Tuesday, February 10, 2009
In internal administration battles, Geithner “successfully fought against” stricter rules on executive pay, and beat back the attempts to replace top maangement.
Of course, to say that Geithner won these battles is to say that Obama agreed with him. Once again, the embodiment of hope and change went with the status quo when he didn’t really have to. There would have been little political price to pay for putting the screws to the banksters.
And it looks like the Treasury and the Fed will pump up some $250-500 billion to help hedge funds buy bad assets - with the FDIC guaranteeing the buyers against losses.

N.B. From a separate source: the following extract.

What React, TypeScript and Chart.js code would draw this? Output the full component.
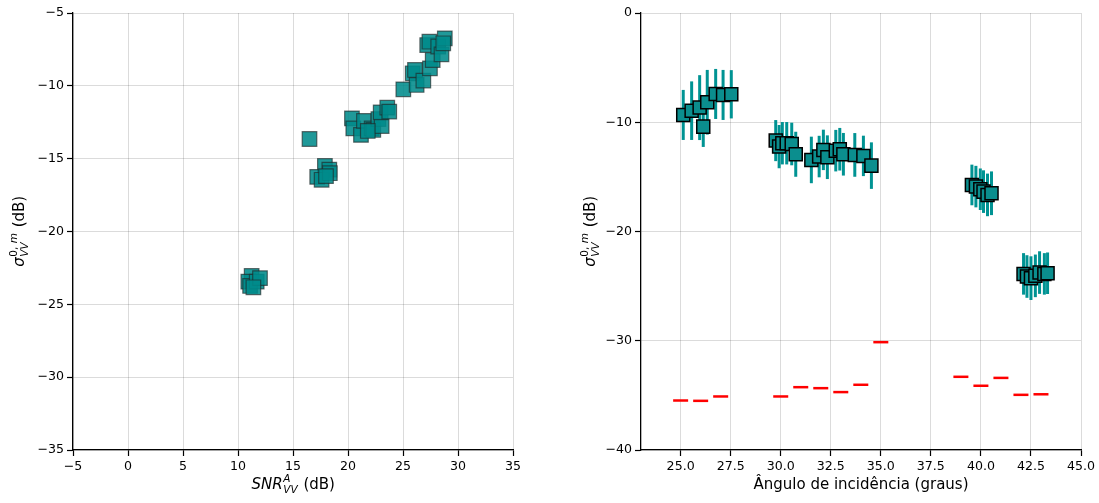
import React, { useEffect, useRef } from 'react';
import { Chart, registerables } from 'chart.js';
Chart.register(...registerables);

// ---------- Left panel data: SNR vs sigma ----------
const snrValues = [
  11.24, 10.94, 11.1, 11.7, 12.0, 11.4,
  16.5,
  17.9, 18.3, 17.2, 17.6, 18.35, 18.0,
  20.36, 20.48, 21.18, 21.45, 22.15, 22.3, 22.76, 23.06, 22.97, 23.57, 23.75, 21.8,
  25.03, 25.88, 26.09, 26.24, 26.85, 27.45, 27.7, 27.2, 27.4, 28.2, 28.5, 28.8, 28.66,
];
const sigmaVsSnr = [
  -23.05, -23.44, -23.74, -23.44, -23.2, -23.83,
  -13.65,
  -15.5, -15.75, -16.25, -16.45, -16.0, -16.2,
  -12.23, -12.92, -13.37, -12.41, -12.92, -13.03, -12.28, -12.76, -11.82, -11.5, -11.77, -13.1,
  -10.24, -9.14, -8.91, -9.94, -9.64, -8.8, -8.23, -7.2, -6.97, -7.3, -7.84, -6.74, -7.08,
];
const leftXTicks = [-5, 0, 5, 10, 15, 20, 25, 30, 35];
const leftYTicks = [-35, -30, -25, -20, -15, -10, -5];

// ---------- Right panel data: incidence angle vs sigma ----------
const incidenceAngles = [
  25.13, 25.55, 25.95, 26.13, 26.33, 26.75, 27.12, 27.53,
  29.75, 29.92, 30.08, 30.3, 30.55, 30.75,
  31.53, 31.92, 32.13, 32.33, 32.75, 32.95, 33.13, 33.7, 34.13, 34.53,
  39.55, 39.75, 39.97, 40.13, 40.33, 40.53,
  42.13, 42.3, 42.5, 42.72, 42.93, 43.17, 43.33,
];
const sigmaVsAngle = [
  -9.33, -8.94, -8.66, -10.4, -8.17, -7.41, -7.5, -7.44,
  -11.68, -12.23, -11.92, -11.92, -11.99, -12.93,
  -13.45, -13.14, -12.53, -13.2, -12.6, -12.47, -12.93, -12.99, -13.08, -13.97,
  -15.74, -15.89, -16.13, -16.35, -16.65, -16.5,
  -23.88, -24.12, -24.27, -24.06, -23.76, -23.88, -23.82,
];
const sigmaErrors = [
  2.29, 2.68, 2.97, 1.86, 2.96, 2.29, 2.29, 2.21,
  1.88, 1.98, 1.94, 1.94, 1.95, 2.06,
  2.13, 1.9, 1.85, 2.0, 1.9, 1.95, 1.95, 2.0, 1.85, 2.13,
  1.86, 1.9, 1.9, 1.95, 1.95, 2.0,
  1.9, 1.95, 2.0, 1.95, 1.95, 1.9, 1.9,
];
const modelAngles = [25, 26, 27, 30, 31, 32, 33, 34, 35, 39, 40, 41, 42, 43];
const modelSigma = [
  -35.47, -35.5, -35.1, -35.1, -34.25, -34.34, -34.7, -34.03, -30.13,
  -33.3, -34.12, -33.4, -34.95, -34.9,
];
const rightXTicks = [25, 27.5, 30, 32.5, 35, 37.5, 40, 42.5, 45];
const rightYTicks = [-40, -30, -20, -10, 0];

const FONT = 'DejaVu Sans';
const minus = (s: string) => s.replace('-', '\u2212');

function drawSigmaTitle(ctx: CanvasRenderingContext2D, cx: number, cy: number) {
  const big = 15;
  const small = 10.5;
  ctx.save();
  ctx.translate(cx, cy);
  ctx.rotate(-Math.PI / 2);
  ctx.fillStyle = '#000';
  ctx.textBaseline = 'alphabetic';
  ctx.textAlign = 'left';
  ctx.font = `italic ${big}px ${FONT}`;
  const wSig = ctx.measureText('σ').width;
  ctx.font = `${small}px ${FONT}`;
  const w0 = ctx.measureText('0, ').width;
  ctx.font = `italic ${small}px ${FONT}`;
  const wm = ctx.measureText('m').width;
  const wVV = ctx.measureText('VV').width;
  const wScript = Math.max(w0 + wm, wVV) + 1;
  ctx.font = `${big}px ${FONT}`;
  const wdB = ctx.measureText(' (dB)').width;
  const total = wSig + wScript + wdB;
  let x = -total / 2;
  const base = 5;
  ctx.font = `italic ${big}px ${FONT}`;
  ctx.fillText('σ', x, base);
  x += wSig + 0.5;
  ctx.font = `${small}px ${FONT}`;
  ctx.fillText('0, ', x, base - 7);
  ctx.font = `italic ${small}px ${FONT}`;
  ctx.fillText('m', x + w0, base - 7);
  ctx.fillText('VV', x, base + 4);
  x += wScript;
  ctx.font = `${big}px ${FONT}`;
  ctx.fillText(' (dB)', x, base);
  ctx.restore();
}

function drawSnrTitle(ctx: CanvasRenderingContext2D, cx: number, baseY: number) {
  const big = 15;
  const small = 10.5;
  ctx.save();
  ctx.fillStyle = '#000';
  ctx.textBaseline = 'alphabetic';
  ctx.textAlign = 'left';
  ctx.font = `italic ${big}px ${FONT}`;
  const wSnr = ctx.measureText('SNR').width;
  ctx.font = `italic ${small}px ${FONT}`;
  const wA = ctx.measureText('A').width;
  const wVV = ctx.measureText('VV').width;
  const wScript = Math.max(wA, wVV) + 1;
  ctx.font = `${big}px ${FONT}`;
  const wdB = ctx.measureText(' (dB)').width;
  const total = wSnr + wScript + wdB;
  let x = cx - total / 2;
  ctx.font = `italic ${big}px ${FONT}`;
  ctx.fillText('SNR', x, baseY);
  x += wSnr + 0.5;
  ctx.font = `italic ${small}px ${FONT}`;
  ctx.fillText('A', x, baseY - 7);
  ctx.fillText('VV', x, baseY + 4);
  x += wScript;
  ctx.font = `${big}px ${FONT}`;
  ctx.fillText(' (dB)', x, baseY);
  ctx.restore();
}

function axisCommon(ticks: number[], fmt: (v: number) => string, isX: boolean, size: number) {
  return {
    type: 'linear' as const,
    min: ticks[0],
    max: ticks[ticks.length - 1],
    afterBuildTicks: (scale: any) => {
      scale.ticks = ticks.map((v) => ({ value: v }));
    },
    afterFit: (scale: any) => {
      if (isX) scale.height = size;
      else scale.width = size;
    },
    grid: {
      color: 'rgba(0,0,0,0.14)',
      lineWidth: 1,
      drawTicks: true,
      tickLength: 6,
      tickColor: '#000',
      tickWidth: 1.2,
    },
    border: { color: '#000', width: 1.3 },
    ticks: {
      color: '#000',
      font: { family: FONT, size: 12.6 },
      padding: 3,
      autoSkip: false,
      maxRotation: 0,
      callback: (v: any) => fmt(Number(v)),
    },
  };
}

const errorBarPlugin = {
  id: 'errorBars',
  beforeDatasetsDraw(chart: any) {
    const xs = chart.scales.x;
    const ys = chart.scales.y;
    const ctx = chart.ctx as CanvasRenderingContext2D;
    ctx.save();
    ctx.strokeStyle = '#009393';
    ctx.lineWidth = 3;
    incidenceAngles.forEach((a, i) => {
      const px = xs.getPixelForValue(a);
      ctx.beginPath();
      ctx.moveTo(px, ys.getPixelForValue(sigmaVsAngle[i] + sigmaErrors[i]));
      ctx.lineTo(px, ys.getPixelForValue(sigmaVsAngle[i] - sigmaErrors[i]));
      ctx.stroke();
    });
    ctx.restore();
  },
};

export default function App() {
  const leftRef = useRef<HTMLCanvasElement>(null);
  const rightRef = useRef<HTMLCanvasElement>(null);

  useEffect(() => {
    const leftTitles = {
      id: 'leftTitles',
      afterDraw(chart: any) {
        const ca = chart.chartArea;
        drawSigmaTitle(chart.ctx, 19, (ca.top + ca.bottom) / 2);
        drawSnrTitle(chart.ctx, (ca.left + ca.right) / 2, 489);
      },
    };
    const rightTitles = {
      id: 'rightTitles',
      afterDraw(chart: any) {
        const ca = chart.chartArea;
        const ctx = chart.ctx as CanvasRenderingContext2D;
        drawSigmaTitle(ctx, 30, (ca.top + ca.bottom) / 2);
        ctx.save();
        ctx.fillStyle = '#000';
        ctx.font = `15px ${FONT}`;
        ctx.textAlign = 'center';
        ctx.textBaseline = 'alphabetic';
        ctx.fillText('Ângulo de incidência (graus)', (ca.left + ca.right) / 2, 489);
        ctx.restore();
      },
    };

    const left = new Chart(leftRef.current!, {
      type: 'scatter',
      data: {
        datasets: [
          {
            data: snrValues.map((x, i) => ({ x, y: sigmaVsSnr[i] })),
            pointStyle: 'rect',
            pointRadius: 10.3,
            backgroundColor: 'rgba(0,139,139,0.88)',
            borderColor: 'rgba(30,40,40,0.65)',
            borderWidth: 1.2,
          },
        ],
      },
      options: {
        animation: false,
        responsive: false,
        layout: { padding: { top: 13, right: 47, bottom: 0, left: 0 } },
        plugins: { legend: { display: false }, tooltip: { enabled: false } },
        scales: {
          x: axisCommon(leftXTicks, (v) => minus(String(v)), true, 53),
          y: axisCommon(leftYTicks, (v) => minus(String(v)), false, 73),
        },
      },
      plugins: [leftTitles],
    });

    const right = new Chart(rightRef.current!, {
      type: 'scatter',
      data: {
        datasets: [
          {
            data: incidenceAngles.map((x, i) => ({ x, y: sigmaVsAngle[i] })),
            pointStyle: 'rect',
            pointRadius: 9.2,
            backgroundColor: '#0b8e8e',
            borderColor: '#000',
            borderWidth: 1.5,
          },
          {
            data: modelAngles.map((x, i) => ({ x, y: modelSigma[i] })),
            pointStyle: 'line',
            pointRadius: 7.5,
            borderColor: '#ff0000',
            backgroundColor: '#ff0000',
            borderWidth: 2.5,
          },
        ],
      },
      options: {
        animation: false,
        responsive: false,
        layout: { padding: { top: 13, right: 18, bottom: 0, left: 0 } },
        plugins: { legend: { display: false }, tooltip: { enabled: false } },
        scales: {
          x: {
            ...axisCommon(rightXTicks, (v) => v.toFixed(1), true, 53),
            min: 23.02,
            max: 45,
          },
          y: axisCommon(rightYTicks, (v) => minus(String(v)), false, 81),
        },
      },
      plugins: [errorBarPlugin, rightTitles],
    });

    return () => {
      left.destroy();
      right.destroy();
    };
  }, []);

  return (
    <div style={{ position: 'fixed', left: 0, top: 0, width: 1099, height: 503, background: '#fff' }}>
      <canvas ref={leftRef} width={560} height={503} style={{ position: 'absolute', left: 0, top: 0 }} />
      <canvas ref={rightRef} width={539} height={503} style={{ position: 'absolute', left: 560, top: 0 }} />
    </div>
  );
}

At this point, the only thing that makes any sense is to nationalize the weakest banks, kick out management, wipe out the shareholders, clear the decks, and start over with a tightly regulated system. This isn’t even all that radical a position anymore - and it may be inevitable, if these sick and devious “public-private partnership” schemes don’t work out, which seems likely. There is a radical nationalization position - take the banks over and convert them to public institutions - but I know that’s completely out of the question with this gang. But they’re doing absolutely everything they can to avoid even an orthodox nationalization. This is looking more and more like Japan’s disastrous indulgence of their “zombie banks” in the 1990s than Sweden’s successful bailout, the model for the “nationalize them and clear the decks” approach. Instead of a few rough years, we’re likely to get a miserable decade.
They’ve botched the stimulus, and they’re botching the financial rescue. They’re worse than I expected, and I wasn’t expecting much in the first place.